[WHAT IS EXPECTED] In the records below, find the line containing "Reproduce this chart with matplotlib." and the line containing "0.0350, 0.0411, 0.0480, 0.0557]"; please repeat exactly the lines from one to the other, both included, and nothing more.

[MATERIAL TO PROCESS]
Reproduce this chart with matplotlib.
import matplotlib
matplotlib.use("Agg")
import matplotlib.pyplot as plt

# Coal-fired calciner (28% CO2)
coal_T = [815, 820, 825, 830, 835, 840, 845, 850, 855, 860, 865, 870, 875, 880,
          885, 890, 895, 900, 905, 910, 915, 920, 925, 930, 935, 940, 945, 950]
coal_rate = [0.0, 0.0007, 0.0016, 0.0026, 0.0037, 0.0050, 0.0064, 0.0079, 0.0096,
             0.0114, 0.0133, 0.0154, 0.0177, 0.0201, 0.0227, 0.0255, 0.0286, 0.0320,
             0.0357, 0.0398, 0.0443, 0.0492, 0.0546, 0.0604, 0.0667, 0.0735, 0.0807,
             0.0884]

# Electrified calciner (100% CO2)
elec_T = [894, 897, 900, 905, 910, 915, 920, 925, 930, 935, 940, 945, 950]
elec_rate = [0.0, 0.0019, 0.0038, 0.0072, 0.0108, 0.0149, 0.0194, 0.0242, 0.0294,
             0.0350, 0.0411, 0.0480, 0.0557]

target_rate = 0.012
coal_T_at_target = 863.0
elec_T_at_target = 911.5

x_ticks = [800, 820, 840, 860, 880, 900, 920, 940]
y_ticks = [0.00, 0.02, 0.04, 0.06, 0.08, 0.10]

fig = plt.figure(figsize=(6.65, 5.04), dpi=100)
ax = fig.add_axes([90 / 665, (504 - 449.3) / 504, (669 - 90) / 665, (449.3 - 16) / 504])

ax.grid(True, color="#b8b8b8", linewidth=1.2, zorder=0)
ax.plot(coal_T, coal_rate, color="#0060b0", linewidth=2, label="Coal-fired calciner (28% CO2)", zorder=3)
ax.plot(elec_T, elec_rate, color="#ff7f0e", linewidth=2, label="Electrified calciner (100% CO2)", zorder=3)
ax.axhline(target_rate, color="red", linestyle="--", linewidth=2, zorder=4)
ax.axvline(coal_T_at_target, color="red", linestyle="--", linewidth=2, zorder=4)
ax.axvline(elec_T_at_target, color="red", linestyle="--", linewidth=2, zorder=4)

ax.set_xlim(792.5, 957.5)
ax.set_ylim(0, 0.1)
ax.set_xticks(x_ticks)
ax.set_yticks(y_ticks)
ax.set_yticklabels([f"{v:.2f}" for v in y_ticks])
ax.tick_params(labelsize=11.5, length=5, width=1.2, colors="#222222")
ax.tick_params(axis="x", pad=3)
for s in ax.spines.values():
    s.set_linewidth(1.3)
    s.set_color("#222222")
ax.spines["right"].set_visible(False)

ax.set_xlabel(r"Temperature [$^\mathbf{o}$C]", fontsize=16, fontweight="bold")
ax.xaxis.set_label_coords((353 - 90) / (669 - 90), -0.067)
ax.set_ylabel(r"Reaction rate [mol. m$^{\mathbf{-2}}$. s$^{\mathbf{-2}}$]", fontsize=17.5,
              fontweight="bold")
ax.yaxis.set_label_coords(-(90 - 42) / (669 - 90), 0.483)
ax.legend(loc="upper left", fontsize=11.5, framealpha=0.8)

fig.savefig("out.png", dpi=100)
...
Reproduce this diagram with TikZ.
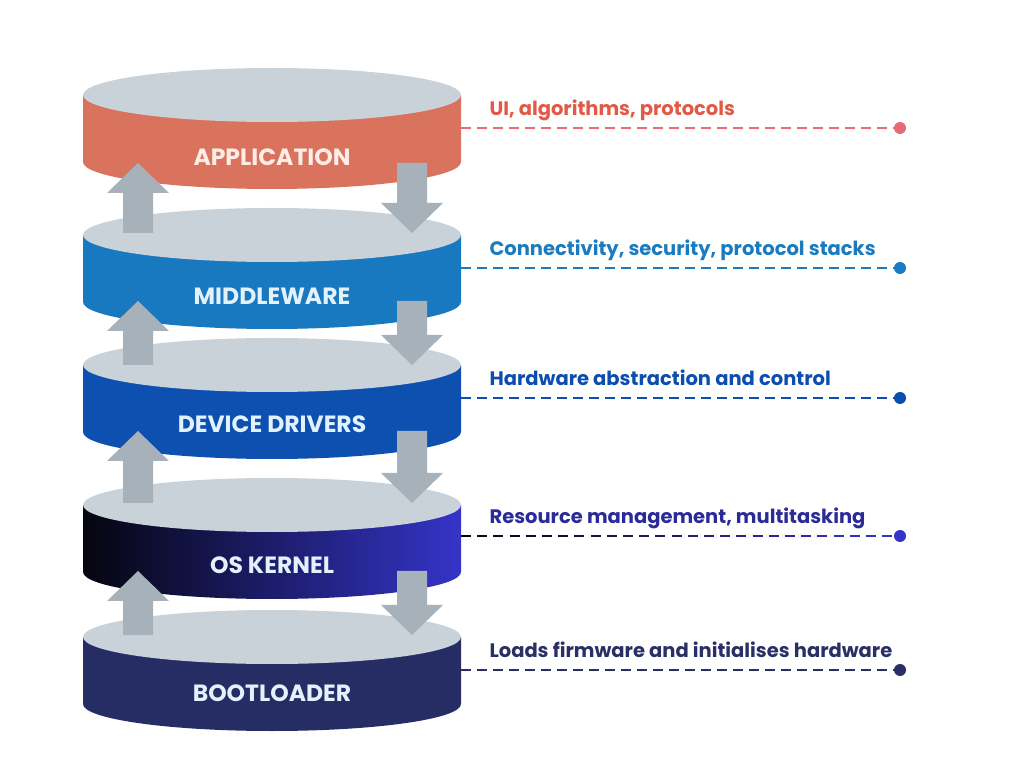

[EXERCISE RESPONSE]
Reproduce this chart with matplotlib.
import matplotlib
matplotlib.use("Agg")
import matplotlib.pyplot as plt

# Coal-fired calciner (28% CO2)
coal_T = [815, 820, 825, 830, 835, 840, 845, 850, 855, 860, 865, 870, 875, 880,
          885, 890, 895, 900, 905, 910, 915, 920, 925, 930, 935, 940, 945, 950]
coal_rate = [0.0, 0.0007, 0.0016, 0.0026, 0.0037, 0.0050, 0.0064, 0.0079, 0.0096,
             0.0114, 0.0133, 0.0154, 0.0177, 0.0201, 0.0227, 0.0255, 0.0286, 0.0320,
             0.0357, 0.0398, 0.0443, 0.0492, 0.0546, 0.0604, 0.0667, 0.0735, 0.0807,
             0.0884]

# Electrified calciner (100% CO2)
elec_T = [894, 897, 900, 905, 910, 915, 920, 925, 930, 935, 940, 945, 950]
elec_rate = [0.0, 0.0019, 0.0038, 0.0072, 0.0108, 0.0149, 0.0194, 0.0242, 0.0294,
             0.0350, 0.0411, 0.0480, 0.0557]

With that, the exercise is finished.